I have nothing against them, but they hold absolutely no appeal to me. There is nothing like the feeling of holding a book in your hands, turning pages rather than pressing buttons, smelling the very pages themselves. In a feeling that may be showing my age (43 and proud of it), I get great satisfaction from finishing a book, wandering down to where my fiction books are stored in four full-sized bookcases, and pondering the row upon row of actual books when deciding what to read next. Looking at the spines, pulling books and looking at the covers, feeling the very heft of the books themselves; waiting for one of them to speak to me and say "read me next". I am not kidding; I actually do this between books. An e-reader might have all the convenience in the world, and be a tool of instant gratification for new book delivery, but it can never replace the actual book itself.
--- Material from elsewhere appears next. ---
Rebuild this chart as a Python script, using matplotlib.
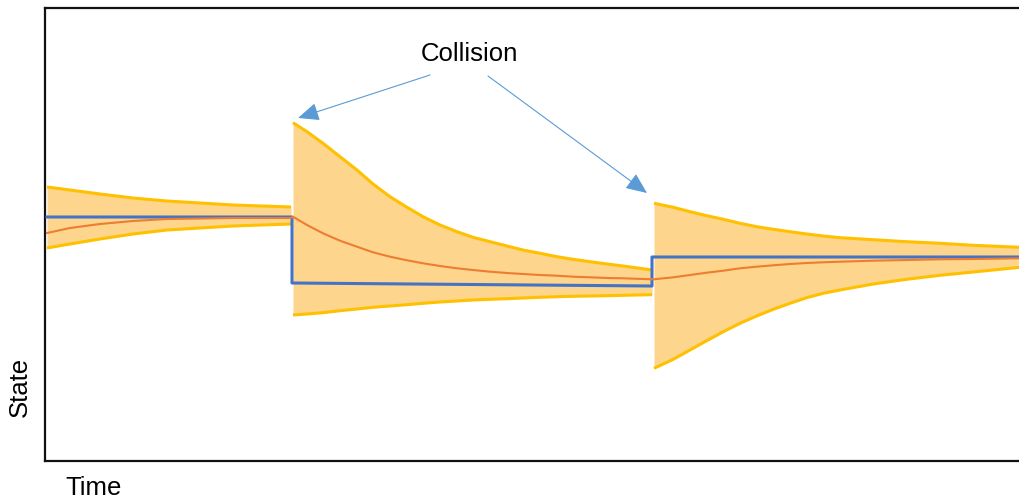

It is true that I could go to Amazon or the Barnes and Noble web site, pick a new book, purchase it, and have it on my e-reader in a matter of moments. But I really like the ritual of the purchase of a new book or books on eBay or Amazon and know that something will be coming in the mail. The anticipation. And when it arrives, holding it in my hands. Or going to a real live actual book store and browsing the shelves - imagine that! My most recent book purchases were a couple of Franklin library leather bound editions from eBay - Sherwood Anderson's Winesburg Ohio and Ivan Turgenev's Fathers and Sons, and Steve Yarbrough's new novel Safe From the Neighbors. The arrival of each was a nugget. And finding a beautiful hard back copy of John McPhee's The Founding Fish ( for $3!) at a used book store. Priceless.

And for the act of reading the book, at the end of a night's reading, I can't imagine replacing putting the book mark in the book and thinking "about halfway done", or "almost there", as opposed to noting at the bottom of the screen, "page 121 of 275". Not the same to my way of thinking.

So, progress marches on, and I come to resemble a dinosaur more and more, but I want books. Real books, not digital versions.

1 comment:

  1. Completely agree. I'm not interested in an e-reader at all. I'm with you on the tactile pleasure of a physical book, plus you can throw one in a bag and take it anywhere. You don't have to worry about dropping it, or if it gets a little wet, or if sand gets in it at the beach. Plus, an electronic device will need charging/new batteries, will be fragile, and will break/need repairs. Plus there are the DRM issues, highlighted by Amazon getting into a disagreement with a publisher and deleting titles from people's Kindles. When I buy a book, it's mine - no one can flip a switch remotely and make it disappear from my bookshelf.